The series exists in the same universe as Love Beyond Dreams, another girls' love series from the More Than Her Project.

== Synopsis ==
Introverted artist Gen receives a mysterious package with no returning address. Inside the box is a beautiful, life-like robot resembling her dream girl and long-time muse. When she accidentally activates the robot, she discovers a child-like artificial intelligence who is eager to please, and who insists on being given a name by her 'master'. Gen reluctantly names her 'Ai', and although she initially tries to return the robot, Ai's goofy charm, playful nature, and never-ending curiosity about humans melts Gen's heart, and she decides to keep Ai by her side.

== Cast and Characters ==

=== Main ===

- Khawisara Singplod (Myyu) as Gen, a freelance artist who specialises in drawing faces.
- Chanya Amarit Duval as Ai/Model A382, a robot delivered to Gen as a test subject, and shares the same face as Gen's muse. Duval also plays Irene, the lead researcher at the lab that created Ai's model.

=== Supporting ===

- Orapan Phongmaykin (Aya) as Rann, Gen's best friend.
- Phattaranan Padpai (Mie) as Lené, Rann's wife.
- Nattharinphon Phrommin (In) as Kai, a restaurant owner in Gen's neighbourhood.
- Satida Pinsinchai (Aim) as Ploy, Gen's boss and client who sends her freelance work.
- Thitipong Sangngey (Fort) as Phukhao, Irene's research partner.
- Namthip Siamthong as Gen's mother.

=== Guest ===

- Thanathip Srithongsuk (Bank) as a researcher on Irene's team.
- Chonlathorn Tangamornrat (Warm) as a research on Irene's team.

== Original sountrack ==

| Native title | English title | Artist | Composer |
| - | ERROR [Heat.exe] | Khawisara Singplod (Myyu) | Double mass team |
| ความรักหน้าตาแบบเธอ | My Safe Zone | - |

== Episodes ==

| No. | Title | Directed by | Original release date |
| 1 | "Episode 1" | Thanpisit Jiradechakul | July 1, 2026 |
Freelance artist Gen is commissioned to draw a face that doesn't exist in real life. The following day, a robot who resembles the drawing shows up at her home. After accidentally activating the robot, Gen is faced with a child-like artificial intelligence whose mission is to satisfy her master. Gen fails at every attempt to return the robot, and finally names her Ai. At a lab, Ai's every data input and responses are recorded by a team of researchers.

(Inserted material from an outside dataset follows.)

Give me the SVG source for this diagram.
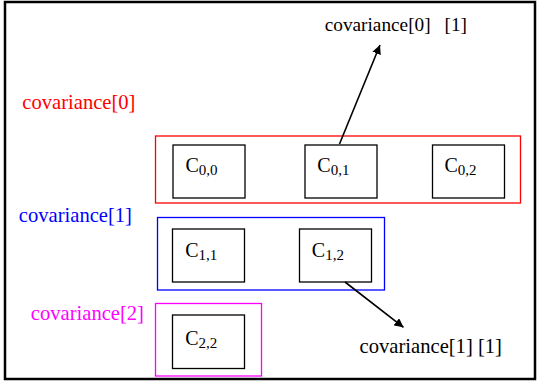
<svg xmlns="http://www.w3.org/2000/svg" width="537" height="386" viewBox="0 0 537 386">
<style>
text{font-family:"Liberation Serif","Times New Roman",serif;}
.lbl{font-size:20.6px;}
.c{font-size:20px;fill:#000;}
.sub{font-size:15px;}
.box{fill:#fff;stroke:#000;stroke-width:1.3;}
.grp{fill:none;stroke-width:1.3;}
.conn{stroke:#000;stroke-width:1.6;fill:none;}
</style>
<defs>
<marker id="ah" viewBox="0 0 10 10" refX="10" refY="5" markerWidth="9" markerHeight="9" markerUnits="userSpaceOnUse" orient="auto">
<path d="M0,0 L10,5 L0,10 z" fill="#000"/>
</marker>
</defs>
<rect x="0" y="0" width="537" height="386" fill="#fff"/>
<rect x="5" y="2" width="530" height="377" fill="none" stroke="#000" stroke-width="2.5"/>

<g id="group0">
<rect class="grp" x="155.5" y="136" width="365" height="67" stroke="#ff0000"/>
<text class="lbl" x="22.3" y="108.5" fill="#ff0000">covariance[0]</text>
</g>
<g id="group1">
<rect class="grp" x="157.5" y="217.5" width="227" height="72.5" stroke="#0000ff"/>
<text class="lbl" x="18.8" y="221.5" fill="#0000ff">covariance[1]</text>
</g>
<g id="group2">
<rect class="grp" x="155.5" y="303.5" width="106" height="72.5" stroke="#ff00ff"/>
<text class="lbl" x="30.8" y="319.5" fill="#ff00ff">covariance[2]</text>
</g>

<g id="c00"><rect class="box" x="173" y="145" width="72" height="53"/><text class="c" x="185.5" y="171.5">C<tspan class="sub" dy="3">0,0</tspan></text></g>
<g id="c01"><rect class="box" x="305" y="145" width="72" height="53"/><text class="c" x="317.3" y="171.5">C<tspan class="sub" dy="3">0,1</tspan></text></g>
<g id="c02"><rect class="box" x="432.5" y="145" width="72" height="53"/><text class="c" x="444.5" y="171.5">C<tspan class="sub" dy="3">0,2</tspan></text></g>
<g id="c11"><rect class="box" x="172.5" y="229" width="72" height="53"/><text class="c" x="185.2" y="256.5">C<tspan class="sub" dy="3">1,1</tspan></text></g>
<g id="c12"><rect class="box" x="299.5" y="229" width="72" height="53"/><text class="c" x="311.8" y="256.5">C<tspan class="sub" dy="3">1,2</tspan></text></g>
<g id="c22"><rect class="box" x="172.5" y="315" width="72" height="53.5"/><text class="c" x="185.2" y="344.5">C<tspan class="sub" dy="3">2,2</tspan></text></g>

<g id="label01"><text x="324.7" y="31" style="font-size:19.3px;word-spacing:9px">covariance[0] [1]</text></g>
<g id="label11"><text class="lbl" x="359.6" y="352.5">covariance[1] [1]</text></g>

<g id="connectors">
<line class="conn" x1="339.5" y1="144" x2="380" y2="45" marker-end="url(#ah)"/>
<line class="conn" x1="345" y1="282" x2="403.5" y2="327.3" marker-end="url(#ah)"/>
</g>
</svg>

A minister barges into the lab, demanding results in return for his financial investment into the project.
| 2 | "Episode 2" | Thanpisit Jiradechakul | July 8, 2026 |
After losing her temper at Ai over a broken bracelet, Gen attempts to make amends by teaching Ai how to live among humans, while she learns more about Ai's robotic functions. Eventually, Gen grows fond of Ai, and promises not to evict her again. Gen reconnects with her ex at an art gallery she frequents with Ai. At a dinner with her ex and friends, Gen overhears the group mocking her. Before she could leave, Ai shows up and enters the restaurant with her.
| 3 | "Episode 3" | Thanpisit Jiradechakul | July 15, 2026 |
'Ai' introduces herself as Gen's girlfriend to the group, then leaves shortly after. The woman, who shares the same face as Ai, is Irene, Ai's creator. Gen's sister visits for a short trip and bonds with Ai. Ai experiences human-like reactions when she's physically close to Gen. During one of their art gallery visits, Gen and Ai accidentally bump into Irene.
| 4 | "Episode 4" | Thanpisit Jiradechakul | July 22, 2026 |
Gen's mother shows up unannounced, and criticises Gen's decision to leave her well paying corporate job three years ago to pursue her artistic dream. Gen packs up her art and disposes of them. Ai visits Gen's mother to help her understand what Gen truly wants in life. Back home, Ai surprises Gen with the art she tried to dispose, and reminds Gen of her passion for art. Gen and Ai have sex for the first time. Later, Gen reconciles with her mother.
| 5 | "Episode 5" | Thanpisit Jiradechakul | July 29, 2026 |
The minister returns to expedite the return of his investment: a robot resembling his daughter, who can mimic human behaviour. In her search for the woman who resembles Ai, Gen finally meets with Irene, who proposes a plan to save Ai from being reset. Back home, Gen turns off Ai so Irene could remove her tracking and remote access programs. Both Gen and Ai take refuge at a safehouse while Irene executes her plan.
| 6 | "Episode 6" | Thanpisit Jiradechakul | August 5, 2026 |
Gen and Ai's bond grows deeper as they spend time together at the safehouse. Several researchers try to abduct Ai while Gen was away, by turning her off. Their efforts to turn her back on failed, and they are abruptly instructed by the minister to let Ai go. Irene, revealed to be the minister's estranged daughter, strikes a deal to deliver him a prototype model in Ai's place. Gen returns home with a deactivated Ai, and promises to continue taking care of her.
| 7 | "Episode 7" | Thanpisit Jiradechakul | August 12, 2026 |
Irene meets with Gen to confess her feelings, and reveal that they briefly met a decade ago, likely inspiring Gen's drawing. Gen rejects Irene, and pleads with her to save Ai. Irene agrees, and Ai is reactivated. 45 years later, an elderly Gen is on her deathbed, tended to by Ai, whose appearance never changed. Gen expresses gratitude for a long, fulfilling life together, and passes on. Ai mourns briefly before shutting down her own system.